MOVIE: Lord Save Us From Your Followers

Why does the Gospel of Grace cause so much anger and misunderstanding in American society? After seeing Lord, Save Us From Your Followers, you will never talk about faith the same way again!

Lord Save Us From Your Followers—Film Review
By Eric Monder, September 24, 2009 05:18 ET
Bottom Line: More engaging than enlightening, this doc never lives up to its clever title.
NEW YORK—Like a more genial, “balanced” version of “Religulous,” “Lord Save Us From Your Followers” covers similar ground about religious hypocrisy in the modern Western world while also giving due deference to the followers’ side of the argument, affirming true Christianity. In its way, Dan Merchant’s documentary sheds greater light than the Bill Maher movie on the subject of Christians not acting Christian, but because of the evenhandedness, “Lord Save Us” might not satisfy any faction of the so-called culture wars.

Without the Maher name and star power, “Lord Save Us” will never garner the same media attention or boxoffice profits.
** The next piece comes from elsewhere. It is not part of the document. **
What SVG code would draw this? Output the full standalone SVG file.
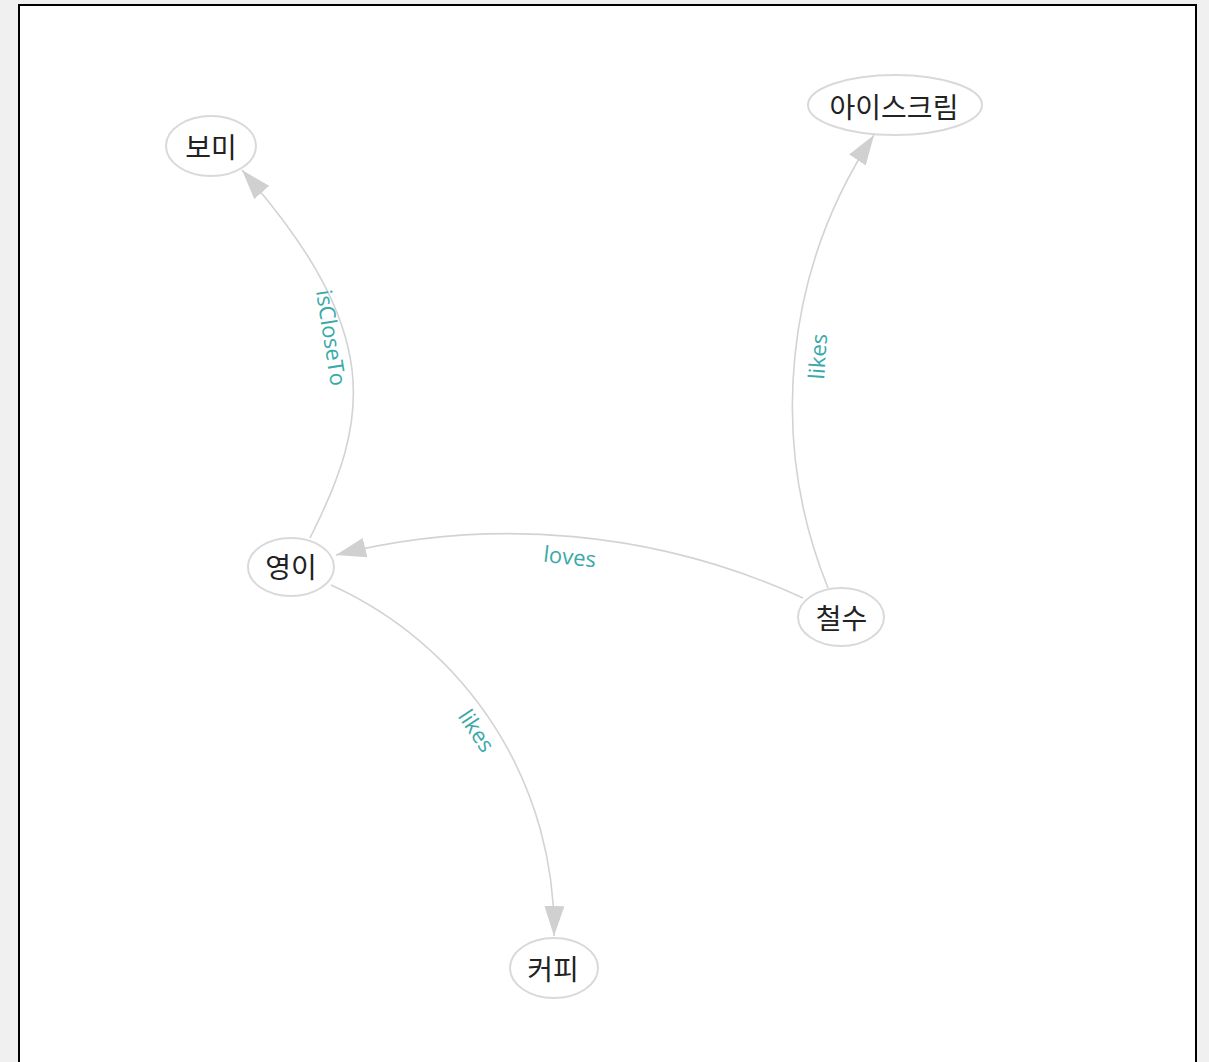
<svg xmlns="http://www.w3.org/2000/svg" width="1209" height="1062" viewBox="0 0 1209 1062">
  <style>
    .node ellipse { fill: #ffffff; stroke: #d9d9d9; stroke-width: 2; }
    .node text { font-family: "Noto Sans CJK KR", "Noto Sans", sans-serif; font-size: 28px; fill: #222222; text-anchor: middle; }
    .edge { fill: none; stroke: #d3d3d3; stroke-width: 1.6; marker-end: url(#arrow); }
    .label { font-family: "Open Sans", "Noto Sans", sans-serif; font-size: 22px; fill: #3aa9a9; text-anchor: middle; }
  </style>
  <defs>
    <marker id="arrow" viewBox="0 -10 30 20" refX="30" refY="0" markerWidth="30" markerHeight="20" markerUnits="userSpaceOnUse" orient="auto">
      <path d="M0,-10 L30,0 L0,10 Z" fill="#d0d0d0"/>
    </marker>
  </defs>
  <rect x="0" y="0" width="1209" height="1062" fill="#f0f0f0"/>
  <rect x="19" y="5" width="1177" height="1080" fill="#ffffff" stroke="#000000" stroke-width="2"/>

  <g id="connectors">
    <path id="e-youngi-bomi" class="edge" d="M310,538 C370.3,418.7 384.5,331.9 242,170"/>
    <path id="e-cheolsu-icecream" class="edge" d="M828,588 A488,488 0 0,1 874,135"/>
    <path id="e-cheolsu-youngi" class="edge" d="M803,598 A707,707 0 0,0 336,555"/>
    <path id="e-youngi-coffee" class="edge" d="M331,585 A379,379 0 0,1 554,936"/>
    <text class="label" transform="translate(323.5,339) rotate(81)">isCloseTo</text>
    <text class="label" transform="translate(825.6,357) rotate(-86)">likes</text>
    <text class="label" transform="translate(569,564.5) rotate(6.5)">loves</text>
    <text class="label" transform="translate(470,735) rotate(56)">likes</text>
  </g>

  <g id="node-bomi" class="node">
    <ellipse cx="211" cy="146" rx="45" ry="30"/>
    <text x="211" y="157.5">보미</text>
  </g>
  <g id="node-icecream" class="node">
    <ellipse cx="895" cy="105" rx="87" ry="30"/>
    <text x="894" y="117.5">아이스크림</text>
  </g>
  <g id="node-youngi" class="node">
    <ellipse cx="291" cy="567" rx="43" ry="29"/>
    <text x="291" y="577.5">영이</text>
  </g>
  <g id="node-cheolsu" class="node">
    <ellipse cx="841" cy="617" rx="43" ry="29"/>
    <text x="841.5" y="628.5">철수</text>
  </g>
  <g id="node-coffee" class="node">
    <ellipse cx="554" cy="968" rx="44" ry="30"/>
    <text x="553" y="979.5">커피</text>
  </g>
</svg>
It also is hard to know toward what audience this film is aimed. At the very least, though, lay people interested in the nexus of religion, politics and popular culture should find the film a resourceful if jumbled text.

Merchant is neither as witty nor as charismatic as Maher, but he is less arrogant and gains considerably more access through his nonthreatening manners and questioning. Thus, we get friendly, contrasting interviews with liberal new Sen. Al Franken and conservative ex-Sen. Rick Santorum, liberal evangelist Tony Campolo and conservative radio host Michael Reagan. Likewise, there are archival video and audio clips of the usual “culture war” suspects: Jerry Falwell, Rick Warren, Ann Coulter, Bono and, yes, Maher.

Merchant also interviews men- and women-on-the-street in several different cities.
Merchant is lightly and briefly critical of some of the louder, crasser celebrities and pundits as part of an effort to bring everyday people together to have polite discourse and search for consensus. The last section of the film emphasizes this by showing the odd-couple pairings of George Clooney and Pat Robertson and George W. Bush and Bono doing good works and saying nice things about each other.

The pollyanna approach steers clear of the controversies and hypocrisies in the lives and careers of these folks. So those looking for exposes on Bush, Warren or the pope won’t find them here.

The highlights of the film are Merchant’s nonscientific experiments: a “Culture Wars” game show that reveals how secularists know more about Christians than the other way around; and a “Confession Booth” (in which Merchant apologizes for religious intolerance) that becomes surprisingly popular with the passersby at a gay pride parade. This section of the film is the most moving and memorable.

The lack of penetrating ideas or narrative structure are minor faults of “Lord Save Us” compared to the uneasy way the film finds moral equivalency amongst the participants. For all his folksiness, Merchant seems too savvy to believe that Janeane Garofalo is as obnoxious or vicious as Ann Coulter. Even the clips Merchant uses inadvertently prove that point.

The title “Lord Save Us From Your Followers” suggests a much harder-hitting film than the one at hand. Fortunately, there are enough choice moments to mitigate the disappointment. In today’s charged and ominous political atmosphere, moviegoers could do much worse than getting a lesson in civility.